There is a lot of excitement in the market about artificial intelligence (AI), machine learning (ML), and natural language processing (NLP). Although many of these technologies have been available for decades, new advancements to computing power along with new algorithmic developments are making these technologies more attractive to early adopter companies. These organizations are embracing advanced analytics technologies for a number of reasons including improving operational efficiencies, better understanding behaviors, and gaining competitive advantage.
Organizations today deal with huge amount and a wide variety of data — calls from customers, their emails, tweets, data from mobile applications and whatnot. It takes a lot of effort and time to make this data useful. One of the core skills in extracting information from text data is Natural Language Processing (NLP).
Another important trend is that more AI technology approaches are targeting users beyond data scientists (e.g., a broad range of business users and “citizen” data scientists). Analytics applications more often include built-in AI/ML algorithms that are targeted to make it easier for business analysts and users to find insights. These include natural-language-based search interfaces, automated suggestions, and automated model building.

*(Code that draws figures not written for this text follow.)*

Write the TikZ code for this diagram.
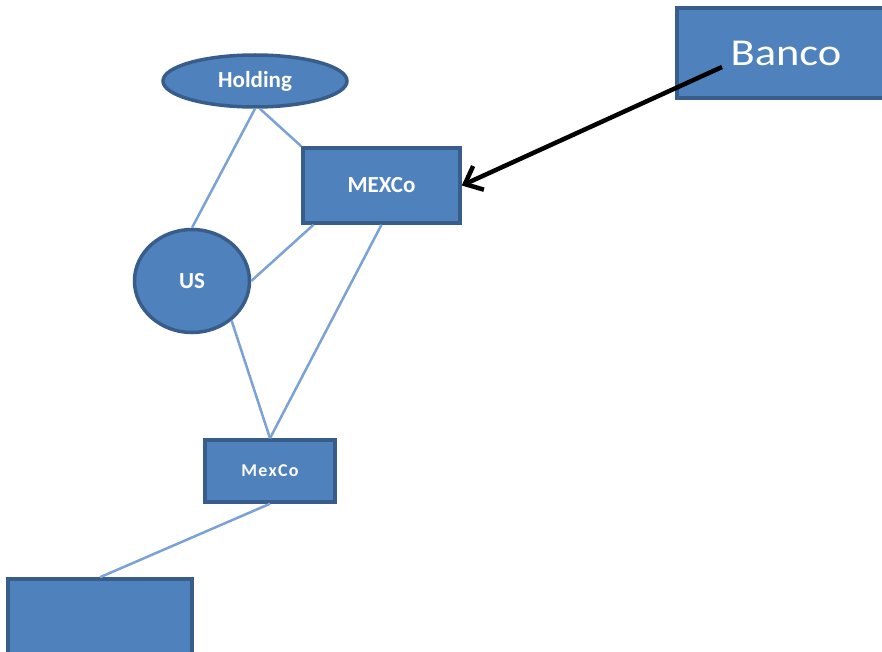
\documentclass[tikz,border=0pt]{standalone}
\usepackage{fontspec}
\setmainfont{Carlito}
\newfontfamily\widefont[FakeStretch=1.17]{Carlito}
\definecolor{boxblue}{RGB}{79, 129, 189}
\definecolor{edgeblue}{RGB}{56, 93, 138}
\definecolor{linkblue}{RGB}{124, 162, 212}
\usetikzlibrary{arrows.meta,positioning,shapes}

\begin{document}
\begin{tikzpicture}[x=1pt, y=-1pt,
    entity/.style={draw=edgeblue, fill=boxblue, line width=3.5pt, text=white,
        inner sep=0pt, font=\bfseries\fontsize{23}{26}\selectfont},
    owner/.style={entity, ellipse},
    link/.style={linkblue, line width=2.5pt}]
    \useasboundingbox (0,0) rectangle (882,652);

    % Entities
    \node[owner, minimum width=184pt, minimum height=52pt] (holding) at (255,81) {Holding};
    \node[entity, minimum width=157pt, minimum height=75pt] (mexco) at (381.5,185.5) {MEXCo};
    \node[owner, minimum width=115pt, minimum height=103pt] (us) at (192,281) {US};
    \node[entity, minimum width=130pt, minimum height=62pt,
        font=\bfseries\fontsize{18}{20}\selectfont] (mexsub) at (270,471)
        {M\kern1.2pt e\kern1.2pt x\kern1.2pt C\kern1.2pt o};
    \node[entity, minimum width=184pt, minimum height=84pt] (blank) at (100,621) {};
    \node[entity, minimum width=218pt, minimum height=90pt,
        font=\widefont\fontsize{38}{42}\selectfont] (banco) at (786,53) {Banco};

    % Ownership links
    \draw[link] (holding.south) -- (us.north);
    \draw[link] (holding.-80) -- (mexco.north west);
    \draw[link] (mexco.210) -- (us.east);
    \draw[link] (mexco.south) -- (mexsub.north);
    \draw[link] (us.-45) -- (mexsub.north);
    \draw[link] (mexsub.south) -- (blank.north);

    % Loan
    \coordinate (loan) at (722,67);
    \draw[line width=4.5pt, -{Straight Barb[length=15pt, width=26pt]}] (loan) -- (mexco.east);
\end{tikzpicture}
\end{document}
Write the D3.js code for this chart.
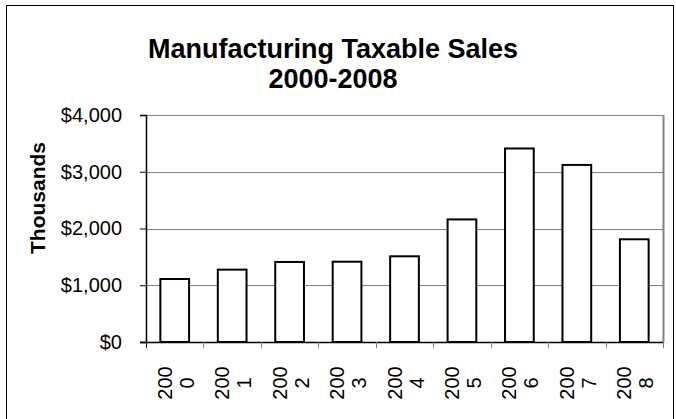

Machine learning for NLP and text analytics involves a set of statistical techniques for identifying parts of speech, entities, sentiment, and other aspects of the text. The techniques can be expressed as a model that is then applied to other text, also known as supervised machine learning. It also could be a set of algorithms that work across large sets of data to extract meaning, which is known as unsupervised machine learning. It’s important to understand the difference between supervised and unsupervised learning, and how you can get the best of both in one system.
Text data requires a special approach to machine learning. This is because text data can have hundreds of thousands of dimensions (words and phrases) but tends to be very sparse. For example, the English language has around 100,000 words in common use. But any given tweet only contains a few dozen of them. This differs from something like video content where you have very high dimensionality, but you have oodles and oodles of data to work with, so, it’s not quite as sparse.
In supervised machine learning, a batch of text documents is tagged or annotated with examples of what the machine should look for and how it should interpret that aspect. These documents are used to “train” a statistical model, which is then given the un-tagged text to analyze.